Japanese manufacturers are growing increasingly cautious about the economic outlook, citing uncertainties from U.S. trade tariffs and weak demand from China, according to the latest Reuters Tankan survey. The manufacturers’ sentiment index fell to +6 in June from +8 in May and is expected to drop further to +2 over the next three months, signaling a continued but weakening optimism.
The poll, conducted from June 4–13 with 504 major non-financial firms (220 responded anonymously), mirrors concerns over ongoing trade tensions. Japan remains in negotiations with the U.S. to eliminate tariffs on exports, including the 25% duty on automobiles and auto parts—core to Japan’s economy.

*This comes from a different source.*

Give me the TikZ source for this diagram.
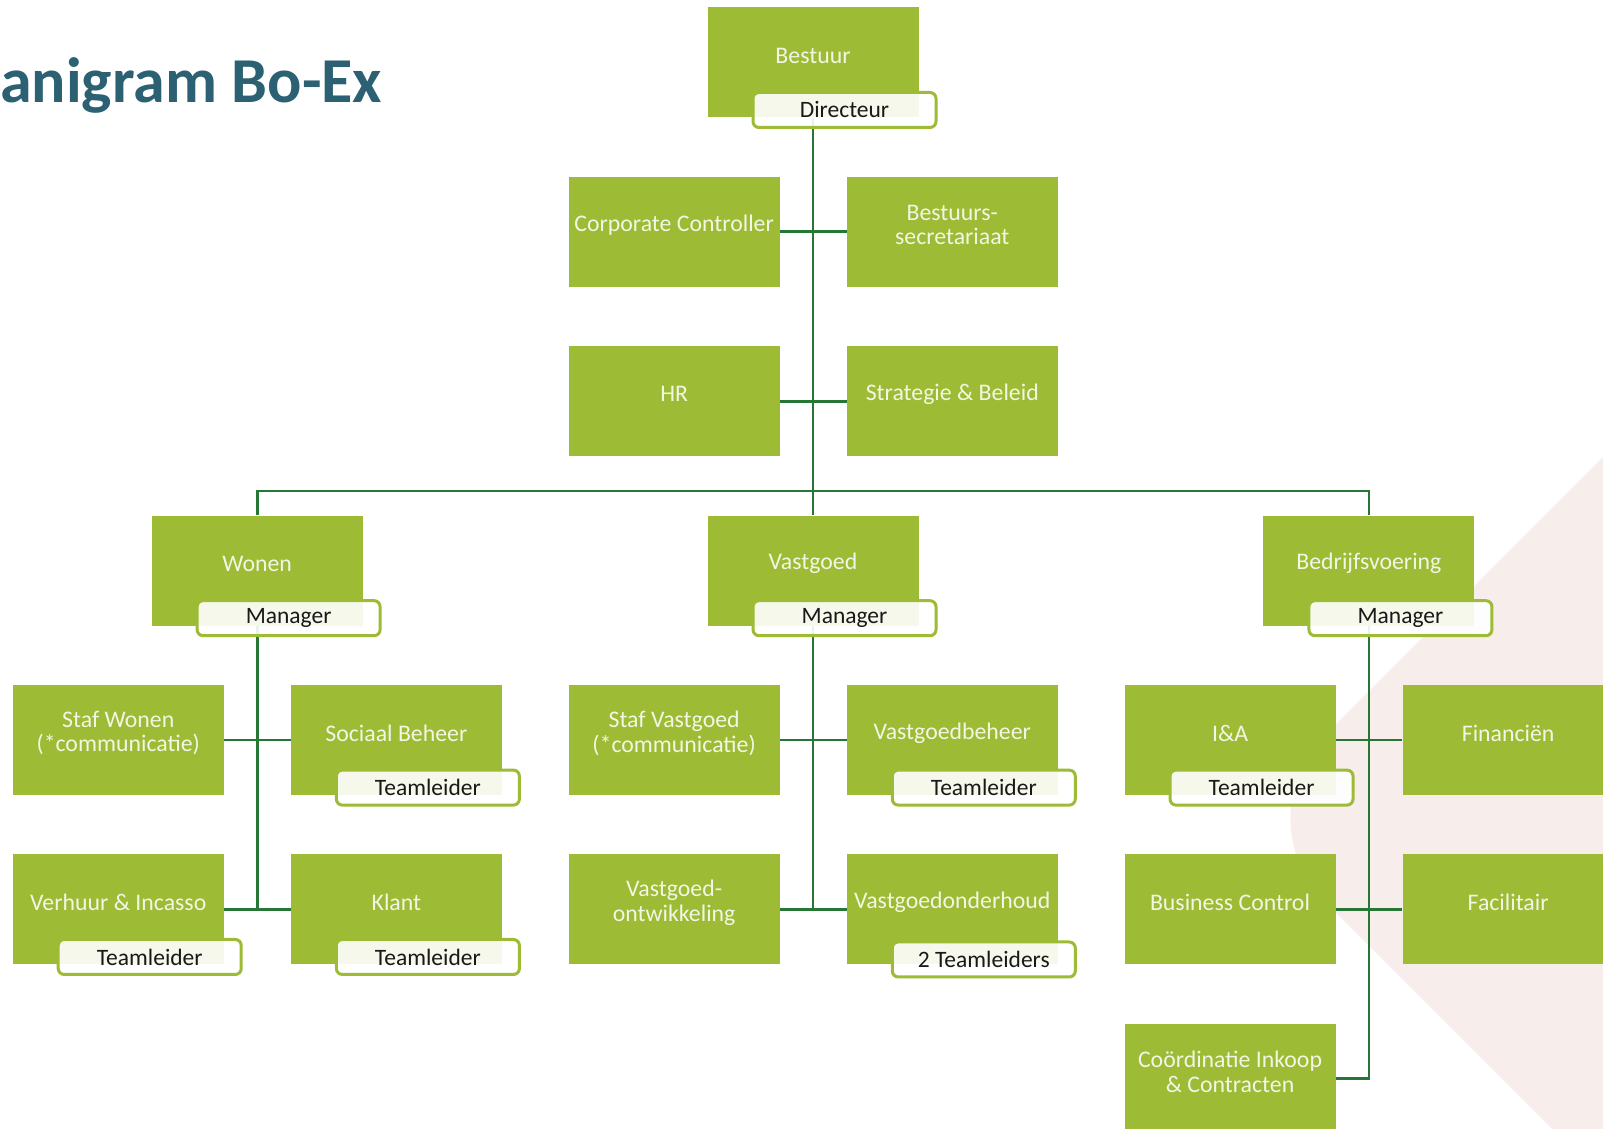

Manufacturing leaders noted reduced capital expenditures and production shifts due to policy uncertainty. A chemicals company revealed that a client had relocated production to the U.S., cutting domestic sales. Meanwhile, a pulp and paper firm raised concerns about China’s rare earth export restrictions, which could disrupt supply chains and demand.
The auto sector, in particular, reported significant reductions in output, attributing it directly to the impact of U.S. tariffs. These pressures have fueled widespread caution among manufacturers.

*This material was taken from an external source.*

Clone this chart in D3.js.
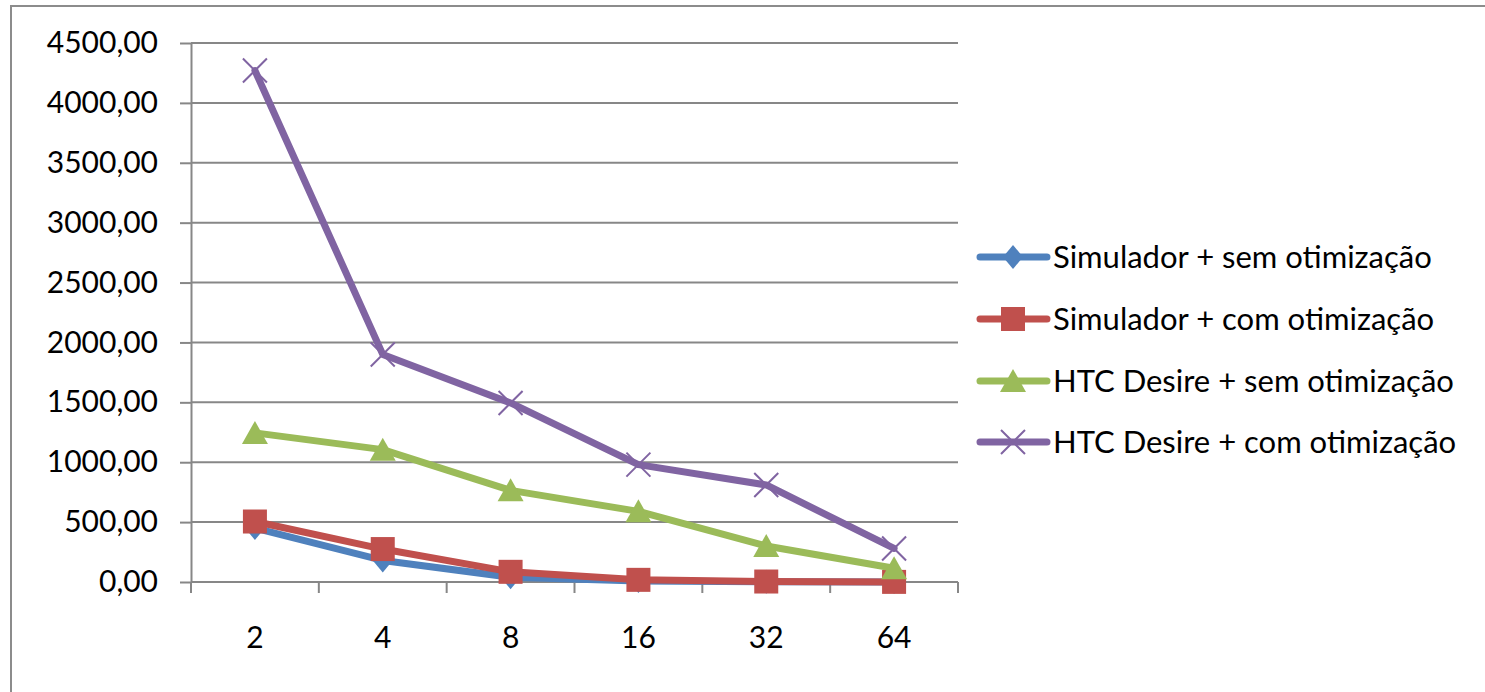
<!DOCTYPE html>
<html>
<head>
<meta charset="utf-8">
<script src="https://cdn.jsdelivr.net/npm/d3@7"></script>
<style>
  html, body { margin: 0; padding: 0; background: #fff; overflow: hidden; }
  svg { display: block; }
  text { font-family: "Lato", "Open Sans", sans-serif; fill: #000; }
</style>
</head>
<body>
<svg id="chart" width="1485" height="692"></svg>
<script>
// Thread counts on the horizontal axis
const categories = ["2", "4", "8", "16", "32", "64"];

// Execution time per configuration
const simSem = [450, 180, 40, 8, 2, 1];
const simCom = [505, 275, 85, 18, 4, 1];
const htcSem = [1245, 1105, 765, 590, 300, 115];
const htcCom = [4270, 1900, 1495, 980, 810, 280];

const seriesNames = [
  "Simulador + sem otimização",
  "Simulador + com otimização",
  "HTC Desire + sem otimização",
  "HTC Desire + com otimização"
];

const yTicks = [0, 500, 1000, 1500, 2000, 2500, 3000, 3500, 4000, 4500];

const series = [
  { name: seriesNames[0], values: simSem, color: "#4F81BD", marker: "diamond" },
  { name: seriesNames[1], values: simCom, color: "#C0504D", marker: "square" },
  { name: seriesNames[2], values: htcSem, color: "#9BBB59", marker: "triangle" },
  { name: seriesNames[3], values: htcCom, color: "#8064A2", marker: "cross" }
];

const svg = d3.select("#chart");

// Chart frame (top and left edges; the rest runs past the page)
svg.append("path")
  .attr("d", "M11,700V6H1485")
  .attr("fill", "none")
  .attr("stroke", "#8c8c8c").attr("stroke-width", 2);

const plot = { left: 191, right: 958, top: 43, bottom: 582 };

const x = d3.scaleBand().domain(categories).range([plot.left, plot.right]).padding(0);
const cx = c => x(c) + x.bandwidth() / 2;
const y = d3.scaleLinear().domain([0, 4500]).range([plot.bottom, plot.top]);

const ptBR = d3.formatLocale({ decimal: ",", thousands: "", grouping: [3], currency: ["", ""] });
const fmt = ptBR.format(".2f");

const gridColor = "#878787";
const axisFont = 30;
const legendFont = 31;

// Horizontal gridlines
svg.append("g").selectAll("line")
  .data(yTicks.filter(d => d > 0))
  .join("line")
  .attr("x1", plot.left).attr("x2", plot.right)
  .attr("y1", d => y(d)).attr("y2", d => y(d))
  .attr("stroke", gridColor).attr("stroke-width", 2);

// Value axis
const yAxis = svg.append("g")
  .attr("transform", `translate(${plot.left},0)`)
  .call(d3.axisLeft(y).tickValues(yTicks).tickFormat(fmt).tickSize(11).tickPadding(22).tickSizeOuter(0));
yAxis.select(".domain").attr("stroke", gridColor).attr("stroke-width", 2);
yAxis.selectAll(".tick line").attr("stroke", gridColor).attr("stroke-width", 2);
yAxis.selectAll(".tick text")
  .attr("font-size", axisFont).attr("fill", "#000")
  .style("font-family", '"Lato", sans-serif');

// Category axis: baseline and tick marks at band edges
const xAxis = svg.append("g");
xAxis.append("line")
  .attr("x1", plot.left).attr("x2", plot.right)
  .attr("y1", plot.bottom).attr("y2", plot.bottom)
  .attr("stroke", gridColor).attr("stroke-width", 2);
const edges = categories.map(c => x(c)).concat([x(categories[categories.length - 1]) + x.bandwidth()]);
xAxis.selectAll("line.tick")
  .data(edges)
  .join("line")
  .attr("class", "tick")
  .attr("x1", d => d).attr("x2", d => d)
  .attr("y1", plot.bottom).attr("y2", plot.bottom + 11)
  .attr("stroke", gridColor).attr("stroke-width", 2);
xAxis.selectAll("text")
  .data(categories)
  .join("text")
  .attr("x", d => cx(d))
  .attr("y", 637)
  .attr("dy", "0.35em")
  .attr("text-anchor", "middle")
  .attr("font-size", axisFont)
  .text(d => d);

// Marker shapes
function drawMarker(g, type, color) {
  if (type === "diamond") {
    g.append("path").attr("d", "M0,-12L10,0L0,12L-10,0Z").attr("fill", color);
  } else if (type === "square") {
    g.append("rect").attr("x", -12).attr("y", -12).attr("width", 24).attr("height", 24).attr("fill", color);
  } else if (type === "triangle") {
    g.append("path").attr("d", "M0,-12L13,11L-13,11Z").attr("fill", color);
  } else if (type === "cross") {
    g.append("path").attr("d", "M-12,-12L12,12M-12,12L12,-12")
      .attr("stroke", color).attr("stroke-width", 2).attr("fill", "none");
  }
}

const line = d3.line()
  .x((d, i) => cx(categories[i]))
  .y(d => y(d));

series.forEach(s => {
  const g = svg.append("g");
  g.append("path")
    .attr("d", line(s.values))
    .attr("fill", "none")
    .attr("stroke", s.color)
    .attr("stroke-width", 7)
    .attr("stroke-linejoin", "round")
    .attr("stroke-linecap", "round");
  s.values.forEach((v, i) => {
    const m = g.append("g").attr("transform", `translate(${cx(categories[i])},${y(v)})`);
    drawMarker(m, s.marker, s.color);
  });
});

// Legend
const legendRows = [257, 319, 381, 442];
const legend = svg.append("g");
series.forEach((s, i) => {
  const row = legend.append("g").attr("transform", `translate(0,${legendRows[i]})`);
  row.append("line")
    .attr("x1", 980).attr("x2", 1047)
    .attr("y1", 0).attr("y2", 0)
    .attr("stroke", s.color).attr("stroke-width", 7)
    .attr("stroke-linecap", "round");
  const m = row.append("g").attr("transform", "translate(1013,0)");
  drawMarker(m, s.marker, s.color);
  row.append("text")
    .attr("x", 1053).attr("y", 0).attr("dy", "0.35em")
    .attr("font-size", legendFont)
    .text(s.name);
});
</script>
</body>
</html>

On the other hand, the service sector held steady, with its sentiment index at +30 in June. Despite expectations of a dip to +24 in the next quarter, optimism remains supported by active IT investments and a rebound in inbound tourism. However, labor shortages and rising wages continue to challenge the sector’s growth potential.
As Japan’s economy navigates geopolitical and supply chain uncertainties, business confidence remains in positive territory—but the trend suggests that economic resilience is being tested. The outlook for the second half of 2025 will likely hinge on trade policy outcomes and stabilization in China’s economic activity.